* _GIVEN INFORMATION_:
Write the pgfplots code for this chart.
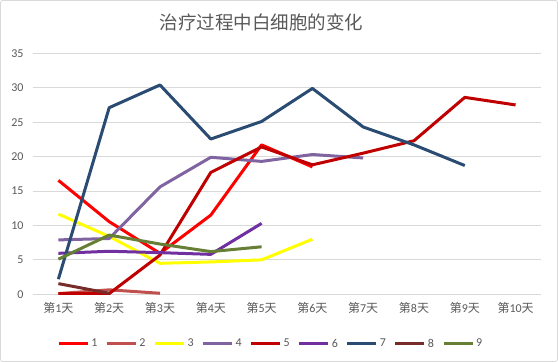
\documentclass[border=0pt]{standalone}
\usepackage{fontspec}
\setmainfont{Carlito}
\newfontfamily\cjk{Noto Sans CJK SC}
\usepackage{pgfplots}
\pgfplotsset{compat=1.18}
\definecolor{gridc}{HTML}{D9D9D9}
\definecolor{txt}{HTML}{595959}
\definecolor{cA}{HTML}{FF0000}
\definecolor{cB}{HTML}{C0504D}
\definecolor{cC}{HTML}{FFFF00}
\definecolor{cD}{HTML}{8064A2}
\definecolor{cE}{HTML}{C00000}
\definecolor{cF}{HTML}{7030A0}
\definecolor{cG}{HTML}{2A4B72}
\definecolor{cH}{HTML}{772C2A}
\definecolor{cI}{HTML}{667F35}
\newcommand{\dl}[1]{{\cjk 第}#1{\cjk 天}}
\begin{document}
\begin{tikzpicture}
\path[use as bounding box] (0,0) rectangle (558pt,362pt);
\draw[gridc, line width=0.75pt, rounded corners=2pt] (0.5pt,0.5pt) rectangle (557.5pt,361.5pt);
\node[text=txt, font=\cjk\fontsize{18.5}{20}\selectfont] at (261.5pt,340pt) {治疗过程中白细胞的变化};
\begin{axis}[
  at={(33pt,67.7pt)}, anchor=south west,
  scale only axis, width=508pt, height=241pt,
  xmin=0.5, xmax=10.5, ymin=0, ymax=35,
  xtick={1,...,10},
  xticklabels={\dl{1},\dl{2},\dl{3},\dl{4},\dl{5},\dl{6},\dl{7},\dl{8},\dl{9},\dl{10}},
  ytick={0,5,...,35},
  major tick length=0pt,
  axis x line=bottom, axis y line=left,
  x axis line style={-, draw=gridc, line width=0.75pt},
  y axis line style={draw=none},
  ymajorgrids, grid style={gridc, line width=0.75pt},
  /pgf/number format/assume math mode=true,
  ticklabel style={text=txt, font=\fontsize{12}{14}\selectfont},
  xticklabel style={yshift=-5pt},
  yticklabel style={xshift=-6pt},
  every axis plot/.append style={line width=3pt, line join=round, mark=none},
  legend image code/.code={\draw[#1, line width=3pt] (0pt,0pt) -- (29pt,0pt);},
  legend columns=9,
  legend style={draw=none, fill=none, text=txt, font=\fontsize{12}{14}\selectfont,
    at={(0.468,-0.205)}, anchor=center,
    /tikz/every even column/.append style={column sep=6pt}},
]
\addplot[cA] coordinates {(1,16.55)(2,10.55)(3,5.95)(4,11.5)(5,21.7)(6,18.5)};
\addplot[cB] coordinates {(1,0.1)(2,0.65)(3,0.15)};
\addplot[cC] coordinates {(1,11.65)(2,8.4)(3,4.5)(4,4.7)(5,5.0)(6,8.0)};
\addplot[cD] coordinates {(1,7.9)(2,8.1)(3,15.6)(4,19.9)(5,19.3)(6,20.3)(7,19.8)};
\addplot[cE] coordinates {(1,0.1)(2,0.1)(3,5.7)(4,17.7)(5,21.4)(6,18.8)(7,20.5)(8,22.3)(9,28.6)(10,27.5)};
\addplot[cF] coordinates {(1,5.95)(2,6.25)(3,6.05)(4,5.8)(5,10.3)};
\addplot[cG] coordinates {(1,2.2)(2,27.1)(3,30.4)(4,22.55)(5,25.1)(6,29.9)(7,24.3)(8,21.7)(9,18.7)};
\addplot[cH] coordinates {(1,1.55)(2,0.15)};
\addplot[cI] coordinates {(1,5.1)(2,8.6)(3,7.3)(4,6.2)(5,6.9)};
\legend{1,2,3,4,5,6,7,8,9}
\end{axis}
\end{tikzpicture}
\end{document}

* _EXERCISE PROMPT_: Retype each line of the listing above word for word. Exclude the pictures.

* _FINAL ANSWER_:
Write the pgfplots code for this chart.
\documentclass[border=0pt]{standalone}
\usepackage{fontspec}
\setmainfont{Carlito}
\newfontfamily\cjk{Noto Sans CJK SC}
\usepackage{pgfplots}
\pgfplotsset{compat=1.18}
\definecolor{gridc}{HTML}{D9D9D9}
\definecolor{txt}{HTML}{595959}
\definecolor{cA}{HTML}{FF0000}
\definecolor{cB}{HTML}{C0504D}
\definecolor{cC}{HTML}{FFFF00}
\definecolor{cD}{HTML}{8064A2}
\definecolor{cE}{HTML}{C00000}
\definecolor{cF}{HTML}{7030A0}
\definecolor{cG}{HTML}{2A4B72}
\definecolor{cH}{HTML}{772C2A}
\definecolor{cI}{HTML}{667F35}
\newcommand{\dl}[1]{{\cjk 第}#1{\cjk 天}}
\begin{document}
\begin{tikzpicture}
\path[use as bounding box] (0,0) rectangle (558pt,362pt);
\draw[gridc, line width=0.75pt, rounded corners=2pt] (0.5pt,0.5pt) rectangle (557.5pt,361.5pt);
\node[text=txt, font=\cjk\fontsize{18.5}{20}\selectfont] at (261.5pt,340pt) {治疗过程中白细胞的变化};
\begin{axis}[
  at={(33pt,67.7pt)}, anchor=south west,
  scale only axis, width=508pt, height=241pt,
  xmin=0.5, xmax=10.5, ymin=0, ymax=35,
  xtick={1,...,10},
  xticklabels={\dl{1},\dl{2},\dl{3},\dl{4},\dl{5},\dl{6},\dl{7},\dl{8},\dl{9},\dl{10}},
  ytick={0,5,...,35},
  major tick length=0pt,
  axis x line=bottom, axis y line=left,
  x axis line style={-, draw=gridc, line width=0.75pt},
  y axis line style={draw=none},
  ymajorgrids, grid style={gridc, line width=0.75pt},
  /pgf/number format/assume math mode=true,
  ticklabel style={text=txt, font=\fontsize{12}{14}\selectfont},
  xticklabel style={yshift=-5pt},
  yticklabel style={xshift=-6pt},
  every axis plot/.append style={line width=3pt, line join=round, mark=none},
  legend image code/.code={\draw[#1, line width=3pt] (0pt,0pt) -- (29pt,0pt);},
  legend columns=9,
  legend style={draw=none, fill=none, text=txt, font=\fontsize{12}{14}\selectfont,
    at={(0.468,-0.205)}, anchor=center,
    /tikz/every even column/.append style={column sep=6pt}},
]
\addplot[cA] coordinates {(1,16.55)(2,10.55)(3,5.95)(4,11.5)(5,21.7)(6,18.5)};
\addplot[cB] coordinates {(1,0.1)(2,0.65)(3,0.15)};
\addplot[cC] coordinates {(1,11.65)(2,8.4)(3,4.5)(4,4.7)(5,5.0)(6,8.0)};
\addplot[cD] coordinates {(1,7.9)(2,8.1)(3,15.6)(4,19.9)(5,19.3)(6,20.3)(7,19.8)};
\addplot[cE] coordinates {(1,0.1)(2,0.1)(3,5.7)(4,17.7)(5,21.4)(6,18.8)(7,20.5)(8,22.3)(9,28.6)(10,27.5)};
\addplot[cF] coordinates {(1,5.95)(2,6.25)(3,6.05)(4,5.8)(5,10.3)};
\addplot[cG] coordinates {(1,2.2)(2,27.1)(3,30.4)(4,22.55)(5,25.1)(6,29.9)(7,24.3)(8,21.7)(9,18.7)};
\addplot[cH] coordinates {(1,1.55)(2,0.15)};
\addplot[cI] coordinates {(1,5.1)(2,8.6)(3,7.3)(4,6.2)(5,6.9)};
\legend{1,2,3,4,5,6,7,8,9}
\end{axis}
\end{tikzpicture}
\end{document}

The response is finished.